In sixteenth century Europe these shocks took the form of the 30 Years War, the Sack of Rome, and the Reformation, all of which acted to shatter the certainties of the High Renaissance. Those of you who were present at the time may identify the Newcastle equivalent of the Sack of Rome, which probably occurred around 1972, when the Vice-Chancellor was obliged to take on the role of Dean of the Faculty of Architecture, and Ross Deamer was recalled from the golf-courses – I’m sorry, libraries – of Europe to pilot the School through the turmoil.
And the result of these traumatic events is to put an end to the certainties of the High Renaissance and to usher in a period in which change, not stability, is the ordering principle. This is the Mannerist Period, and I have to admit that this is for me the most interesting of the four stages of the Renaissance, probably because my architectural history teacher when I was a student was Colin Rowe, who made it clear that he found this the most fascinating period, and whose influential 1950 essay ‘Mannerism and Modern Architecture’ had drawn parallels between the works of Vignola and Michelangelo and those of the pioneers of twentieth century Modernism.

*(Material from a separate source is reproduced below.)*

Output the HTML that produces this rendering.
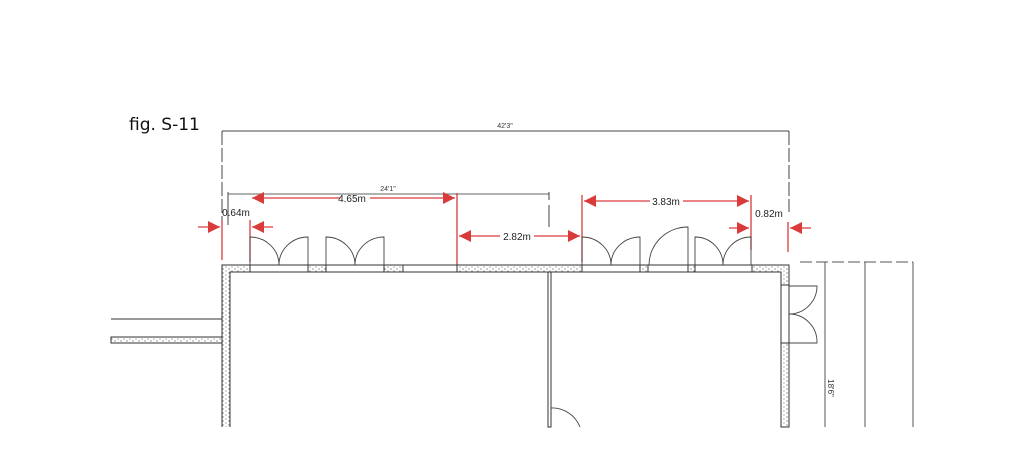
<!DOCTYPE html>
<html><head><meta charset="utf-8"><style>
html,body{margin:0;padding:0;background:#fff;}
svg{display:block;}
</style></head><body>
<svg width="1024" height="458" viewBox="0 0 1024 458" xmlns="http://www.w3.org/2000/svg">
<defs>
<pattern id="h" width="6" height="4" patternUnits="userSpaceOnUse">
<rect width="6" height="4" fill="#fff"/>
<circle cx="1" cy="1" r="0.6" fill="#555"/><circle cx="4" cy="3" r="0.6" fill="#777"/>
</pattern>
<marker id="ar" viewBox="0 0 10 10" refX="10" refY="5" markerWidth="14" markerHeight="12" markerUnits="userSpaceOnUse" orient="auto"><path d="M0,0 L10,5 L0,10z" fill="#d93a3a"/></marker>
</defs>
<text x="129" y="130" font-family="DejaVu Sans, Liberation Sans, sans-serif" font-size="17" fill="#111">fig. S-11</text>

<g stroke="#444" stroke-width="1" fill="none">
<line x1="222" y1="131" x2="789" y2="131"/>
<line x1="222" y1="131" x2="222" y2="226" stroke-dasharray="14,3"/>
<line x1="789" y1="131" x2="789" y2="212" stroke-dasharray="14,3"/>
<line x1="228" y1="194" x2="549" y2="194" stroke="#666"/>
<line x1="228" y1="192" x2="228" y2="225"/>
<line x1="549" y1="192" x2="549" y2="200"/>
<line x1="549" y1="205" x2="549" y2="227"/>
</g>
<text x="505" y="128" font-family="Liberation Sans, sans-serif" font-size="7" text-anchor="middle" fill="#333">42'3"</text>
<text x="388" y="191" font-family="Liberation Sans, sans-serif" font-size="7" text-anchor="middle" fill="#333">24'1"</text>

<g stroke="#d93a3a" stroke-width="1.3" fill="none">
<line x1="222" y1="220" x2="222" y2="260"/>
<line x1="250" y1="220" x2="250" y2="262"/>
<line x1="457" y1="193" x2="457" y2="265"/>
<line x1="582" y1="195" x2="582" y2="262"/>
<line x1="751" y1="195" x2="751" y2="250"/>
<line x1="788" y1="222" x2="788" y2="252"/>
<line x1="340" y1="198" x2="252" y2="198" marker-end="url(#ar)"/>
<line x1="370" y1="198" x2="455" y2="198" marker-end="url(#ar)"/>
<line x1="500" y1="236" x2="459" y2="236" marker-end="url(#ar)"/>
<line x1="534" y1="236" x2="580" y2="236" marker-end="url(#ar)"/>
<line x1="650" y1="201" x2="584" y2="201" marker-end="url(#ar)"/>
<line x1="683" y1="201" x2="749" y2="201" marker-end="url(#ar)"/>
<line x1="198" y1="227" x2="220" y2="227" marker-end="url(#ar)"/>
<line x1="273" y1="227" x2="252" y2="227" marker-end="url(#ar)"/>
<line x1="729" y1="228" x2="749" y2="228" marker-end="url(#ar)"/>
<line x1="811" y1="228" x2="790" y2="228" marker-end="url(#ar)"/>
</g>
<g font-family="Liberation Sans, sans-serif" font-size="10" fill="#222" text-anchor="middle">
<text x="352" y="202">4.65m</text>
<text x="517" y="240">2.82m</text>
<text x="666" y="205">3.83m</text>
<text x="236" y="216">0.64m</text>
<text x="769" y="217">0.82m</text>
</g>

<g stroke="#333" stroke-width="1">
<path d="M222,427 V265 H789 V427 H781 V272 H230 V427" fill="url(#h)"/>
<rect x="111" y="337" width="111" height="6" fill="url(#h)"/>
<line x1="111" y1="319" x2="222" y2="319"/>
<rect x="548" y="272" width="3" height="155" fill="#fff"/>
<rect x="250" y="265" width="58" height="7" fill="#fff"/>
<rect x="326" y="265" width="58" height="7" fill="#fff"/>
<rect x="403" y="265" width="54" height="7" fill="#fff"/>
<rect x="582" y="265" width="58" height="7" fill="#fff"/>
<rect x="648" y="265" width="40" height="7" fill="#fff"/>
<rect x="695" y="265" width="57" height="7" fill="#fff"/>
<rect x="781" y="285" width="8" height="58" fill="#fff"/>
</g>
<g stroke="#444" stroke-width="0.9" fill="none">
<path d="M250,265 V237 A29,28 0 0 1 279,265"/>
<path d="M308,265 V237 A29,28 0 0 0 279,265"/>
<path d="M326,265 V237 A29,28 0 0 1 355,265"/>
<path d="M384,265 V237 A29,28 0 0 0 355,265"/>
<path d="M582,265 V237 A29,28 0 0 1 611,265"/>
<path d="M640,265 V237 A29,28 0 0 0 611,265"/>
<path d="M688,265 V227 A39,38 0 0 0 649,265"/>
<path d="M695,265 V237 A28,28 0 0 1 723,265"/>
<path d="M751,265 V237 A28,28 0 0 0 723,265"/>
<path d="M789,286 H817 A28,28 0 0 1 789,314"/>
<path d="M789,343 H817 A28,28 0 0 0 789,314"/>
<path d="M551,408 A30,30 0 0 1 580,427"/>
</g>

<g stroke="#555" stroke-width="1" fill="none">
<line x1="800" y1="262" x2="913" y2="262" stroke-dasharray="12,4"/>
<line x1="825" y1="262" x2="825" y2="427"/>
<line x1="865" y1="262" x2="865" y2="427"/>
<line x1="913" y1="262" x2="913" y2="427"/>
</g>
<text transform="translate(828,388) rotate(90)" font-family="Liberation Sans, sans-serif" font-size="8" fill="#333" text-anchor="middle">18'6"</text>
</svg>
</body></html>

Certainty and stability are replaced by a sense of experiment, and a willingness to embrace change. It is a time, not of one authoritarian voice, but of the flowering of many talents, who nevertheless share a common sensibility and willingness to experiment. And I would suggest a parallel between this sensibility for innovation and growth and the spirit which has flourished in the Newcastle School over the past, say, 20 years, exemplified by its espousal of integrated problem-based learning as a distinctive approach to architectural education perfectly suited to the profile of what we have come to recognise as the characteristic Newcastle architecture graduate – practical but reflective, with a strong sense of place but also a wide international perspective.
And what happens next? I find it rather significant that one of our graduate success stories, Michael Ostwald, University Medallist in 1990 and now a Senior Lecturer, should have recently won a Byera Hadley scholarship to go to Harvard to study at the archives there in order to examine the parallels between the work of recent architects like Frank Gehry, and the architecture of the seventeenth century European Baroque. Because of course what comes after Mannerism is the Baroque, and if Colin Rowe’s essay may have remotely encouraged a Mannerist tendency in the development of architectural education in Newcastle, perhaps Michael’s study heralds its next manifestation, in the final quarter of its first 100 years.

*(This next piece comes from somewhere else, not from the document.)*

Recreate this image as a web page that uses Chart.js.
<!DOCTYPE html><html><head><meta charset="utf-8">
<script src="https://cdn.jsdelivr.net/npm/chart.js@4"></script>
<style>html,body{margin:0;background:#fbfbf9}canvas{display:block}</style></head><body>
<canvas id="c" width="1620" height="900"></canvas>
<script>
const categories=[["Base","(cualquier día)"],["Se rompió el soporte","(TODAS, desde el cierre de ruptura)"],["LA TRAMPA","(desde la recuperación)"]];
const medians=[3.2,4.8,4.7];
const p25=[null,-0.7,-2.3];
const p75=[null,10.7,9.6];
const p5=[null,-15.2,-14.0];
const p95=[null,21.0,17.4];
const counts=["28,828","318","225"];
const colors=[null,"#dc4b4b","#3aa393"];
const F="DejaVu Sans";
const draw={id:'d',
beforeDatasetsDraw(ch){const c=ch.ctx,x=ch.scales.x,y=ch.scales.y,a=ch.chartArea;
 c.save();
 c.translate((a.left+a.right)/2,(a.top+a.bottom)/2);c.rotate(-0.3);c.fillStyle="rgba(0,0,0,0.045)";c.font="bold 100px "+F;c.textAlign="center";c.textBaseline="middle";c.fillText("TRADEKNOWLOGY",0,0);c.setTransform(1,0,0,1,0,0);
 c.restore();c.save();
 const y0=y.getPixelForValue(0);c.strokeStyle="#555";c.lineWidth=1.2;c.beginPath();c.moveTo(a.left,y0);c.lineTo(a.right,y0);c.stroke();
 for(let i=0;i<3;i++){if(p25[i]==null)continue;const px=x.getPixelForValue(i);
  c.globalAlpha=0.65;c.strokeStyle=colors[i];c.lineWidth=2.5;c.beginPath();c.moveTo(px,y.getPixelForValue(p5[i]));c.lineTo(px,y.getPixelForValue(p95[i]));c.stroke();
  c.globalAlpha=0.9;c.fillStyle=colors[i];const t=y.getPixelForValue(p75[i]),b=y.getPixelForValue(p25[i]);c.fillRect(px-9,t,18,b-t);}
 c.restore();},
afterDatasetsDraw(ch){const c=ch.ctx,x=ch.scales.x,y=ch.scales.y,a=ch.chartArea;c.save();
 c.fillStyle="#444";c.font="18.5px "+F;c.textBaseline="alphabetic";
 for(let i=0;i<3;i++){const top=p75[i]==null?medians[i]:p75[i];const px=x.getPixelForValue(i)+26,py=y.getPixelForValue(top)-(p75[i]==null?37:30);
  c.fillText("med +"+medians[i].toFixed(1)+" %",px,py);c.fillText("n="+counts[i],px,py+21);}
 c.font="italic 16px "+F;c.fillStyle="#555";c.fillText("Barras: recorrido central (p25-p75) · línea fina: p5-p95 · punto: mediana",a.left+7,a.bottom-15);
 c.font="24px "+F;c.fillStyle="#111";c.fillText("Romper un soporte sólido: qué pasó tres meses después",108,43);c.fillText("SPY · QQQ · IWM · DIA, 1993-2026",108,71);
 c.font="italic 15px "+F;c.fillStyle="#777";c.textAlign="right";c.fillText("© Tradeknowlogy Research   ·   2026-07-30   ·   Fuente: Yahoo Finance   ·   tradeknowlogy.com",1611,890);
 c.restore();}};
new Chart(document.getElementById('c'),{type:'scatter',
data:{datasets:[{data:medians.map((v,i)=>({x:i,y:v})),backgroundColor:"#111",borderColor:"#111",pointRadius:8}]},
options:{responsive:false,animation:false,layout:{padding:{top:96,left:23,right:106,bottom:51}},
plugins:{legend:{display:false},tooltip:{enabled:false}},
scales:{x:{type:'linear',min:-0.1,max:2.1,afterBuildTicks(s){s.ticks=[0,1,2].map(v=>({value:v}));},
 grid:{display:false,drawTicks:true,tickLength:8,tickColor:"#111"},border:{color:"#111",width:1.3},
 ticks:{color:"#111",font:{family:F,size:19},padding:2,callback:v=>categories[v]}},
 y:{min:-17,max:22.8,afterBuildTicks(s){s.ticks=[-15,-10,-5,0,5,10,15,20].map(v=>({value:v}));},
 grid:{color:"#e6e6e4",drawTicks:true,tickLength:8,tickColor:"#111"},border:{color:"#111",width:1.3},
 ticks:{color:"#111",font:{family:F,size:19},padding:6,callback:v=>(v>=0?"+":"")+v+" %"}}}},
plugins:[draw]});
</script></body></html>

With the Baroque, a new certainty and stability return, resurrecting the authoritative voice of the High Renaissance, but in a more expansive, all-embracing form. It is confident, prosperous, materialistic, and not prone to self-examination or self-doubt. And if this is to be the way of it, it promises much that is positive for the next 25 years of the Newcastle School – a time of prosperity, stability, and of glorious, golden manifestations.
But perhaps it would be as well to add a word or two of caution. The Baroque was an invention of the Council of Trent, which restored the centralised power of Rome, insisted on faith over reason, and enforced its will with the Inquisition. This is the dark side of the Baroque, and while we may not know who will be its Borromini, we might reflect that he may need some help from time to time to temper the more over-enthusiastic tendencies of his time, for, as Wylie Sypher reminds us, the Baroque also has a terrible tendency to descend into kitsch.
And perhaps that is where I should stop, with the thought that I believe the Newcastle School has a wonderful future in front of it, but that, as in the past, it will be all the better for wise council and timely help from you, who represent the whole tradition of the School, through all its periods, and in that sense its memory and soul.
And so we may look forward to meeting again in 25 years time to celebrate the centenary of the Newcastle School of Architecture, and to reflect upon all four periods of its great history.